Behind the counter stands Mirya Menashe, the cafe's owner and its only staff. In this hardest of times, she works alone. She serves espresso, sandwiches, and something rarer: relief. She greets soldiers by name. She remembers how neighbors take their coffee. She makes a town under siege feel like family again.
"I left once," Mirya said. "In 2023, when the rockets started falling every day, I took my family and we fled Metula like everyone else. The town was empty."
But a few months ago, she came back. "I asked myself, if we all leave, who defends this place? We have to be together with our soldiers who risk their lives defending frontiers of the country," Mirya said.
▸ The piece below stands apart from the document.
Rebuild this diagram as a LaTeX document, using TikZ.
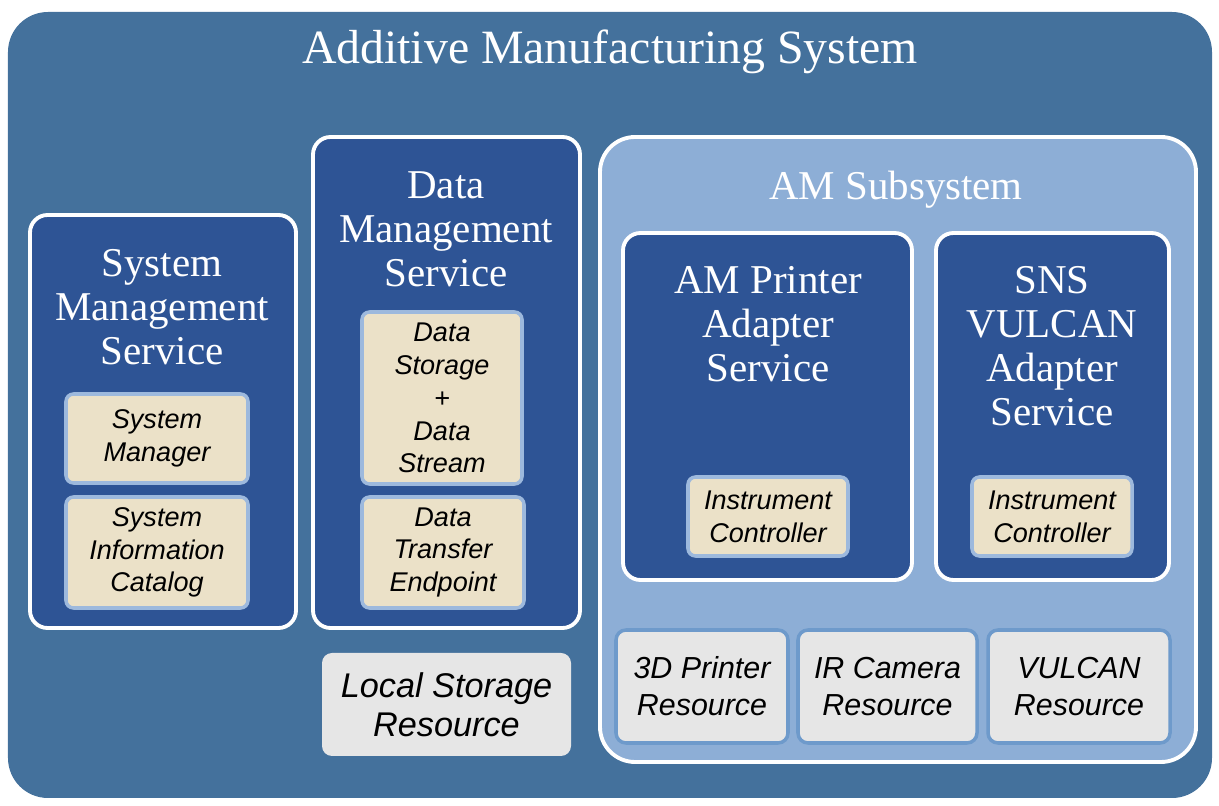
\documentclass[tikz,border=0pt]{standalone}
\usepackage{fontspec}
\setmainfont{Liberation Serif}
\setsansfont{Liberation Sans}
\definecolor{outerblue}{RGB}{68,113,156}
\definecolor{svcblue}{RGB}{46,84,149}
\definecolor{subblue}{RGB}{141,174,214}
\definecolor{cream}{RGB}{235,225,200}
\definecolor{partedge}{RGB}{157,185,221}
\definecolor{resgray}{RGB}{230,230,230}
\definecolor{resedge}{RGB}{110,154,203}
\begin{document}
\begin{tikzpicture}[
  box/.style={rectangle, inner sep=0pt, anchor=center},
  svc/.style={box, fill=svcblue, draw=white, line width=2.2pt, rounded corners=0.35cm},
  part/.style={box, fill=cream, draw=partedge, line width=2pt, rounded corners=0.15cm, align=center, font=\sffamily\itshape\fontsize{15.4}{18.7}\selectfont},
  res/.style={box, fill=resgray, draw=resedge, line width=2pt, rounded corners=0.2cm, align=center, font=\sffamily\itshape\fontsize{17.3}{21}\selectfont},
  heading/.style={text=white, align=center, font=\fontsize{23.3}{25}\selectfont}
]
\useasboundingbox (0,0) rectangle (24.38,-16.12);
% outer system
\node[box, fill=outerblue, rounded corners=0.8cm, minimum width=24.08cm, minimum height=15.72cm] (ams) at (12.2,-8.1) {};
\node[heading, font=\fontsize{27.2}{30}\selectfont] (ams-title) at (12.2,-1.04) {Additive Manufacturing System};

% system management
\node[svc, minimum width=5.32cm, minimum height=8.26cm] (sysmgmt) at (3.26,-8.43) {};
\node[heading] (sysmgmt-title) at (3.24,-6.14) {System\\Management\\Service};
\node[part, minimum width=3.64cm, minimum height=1.78cm] (sysmgr) at (3.14,-8.77) {System\\Manager};
\node[part, minimum width=3.64cm, minimum height=2.22cm] (syscat) at (3.14,-11.05) {System\\Information\\Catalog};

% data management
\node[svc, minimum width=5.34cm, minimum height=9.82cm] (datamgmt) at (8.93,-7.65) {};
\node[heading] (datamgmt-title) at (8.92,-4.58) {Data\\Management\\Service};
\node[part, minimum width=3.2cm, minimum height=3.44cm] (datastore) at (8.84,-7.96) {Data\\Storage\\+\\Data\\Stream};
\node[part, minimum width=3.24cm, minimum height=2.22cm] (dataxfer) at (8.86,-11.05) {Data\\Transfer\\Endpoint};
\node[res, draw=none, minimum width=4.98cm, minimum height=2.06cm, font=\sffamily\itshape\fontsize{19.5}{22.1}\selectfont] (localstore) at (8.93,-14.09) {Local Storage\\Resource};

% AM subsystem
\node[box, fill=subblue, draw=white, line width=2.2pt, rounded corners=0.7cm, minimum width=11.92cm, minimum height=12.5cm] (amsub) at (17.96,-8.99) {};
\node[heading] (amsub-title) at (17.92,-3.8) {AM Subsystem};

\node[svc, minimum width=5.78cm, minimum height=6.94cm] (printer) at (15.35,-8.13) {};
\node[heading] (printer-title) at (15.36,-6.48) {AM Printer\\Adapter\\Service};
\node[part, minimum width=3.2cm, minimum height=1.58cm] (printer-ctl) at (15.36,-10.33) {Instrument\\Controller};

\node[svc, minimum width=4.66cm, minimum height=6.94cm] (vulcan) at (21.05,-8.13) {};
\node[heading] (vulcan-title) at (21.04,-6.92) {SNS\\VULCAN\\Adapter\\Service};
\node[part, minimum width=3.2cm, minimum height=1.58cm] (vulcan-ctl) at (21.04,-10.33) {Instrument\\Controller};

\node[res, minimum width=3.44cm, minimum height=2.26cm] (printer-res) at (14.04,-13.73) {3D Printer\\Resource};
\node[res, minimum width=3.58cm, minimum height=2.26cm] (camera-res) at (17.75,-13.73) {IR Camera\\Resource};
\node[res, minimum width=3.64cm, minimum height=2.26cm] (vulcan-res) at (21.58,-13.73) {VULCAN\\Resource};
\end{tikzpicture}
\end{document}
So she reopened Bela Cafe. Located a few hundred meters from Hezbollah's launch sites across the border, the risk is constant. Sirens interrupt orders. Customers duck under tables. But the cafe stays open.
Besides border residents, Israel Defence Force (IDF) soldiers posted along the Lebanon frontier are regulars. Rifles slung on shoulders, they enjoy their favourite brew and leave behind their exhaustion, stress and strain.
Asked if she is not scared living in war zone, Miriya asked this reporter, "Are you scared? When you can travel hundreds of kilometres from India to come here for work, why can't I work at my home town?"
Ambience of this stonewalled structure is so good that for a moment people forget there is any war, till a rocket piercing the sky explodes and shatters the peace. Or the boom of artillery fire targetting Hezbollah shakes the ground underfoot.
Residents who trickled back to Metula, say Bela Cafe is the reason they stay.
"The rockets do not stop, neither does our will to live," Mirya said. "This cafe is my way of fighting back. If a soldier or a neighbor can sit here and smile for five minutes, then Hezbollah has already lost. This is our land. Nothing scares us," she added.
In Metula, where entire streets are shut and homes abandoned, Bela Cafe pours coffee. And with every cup, it pours defiance.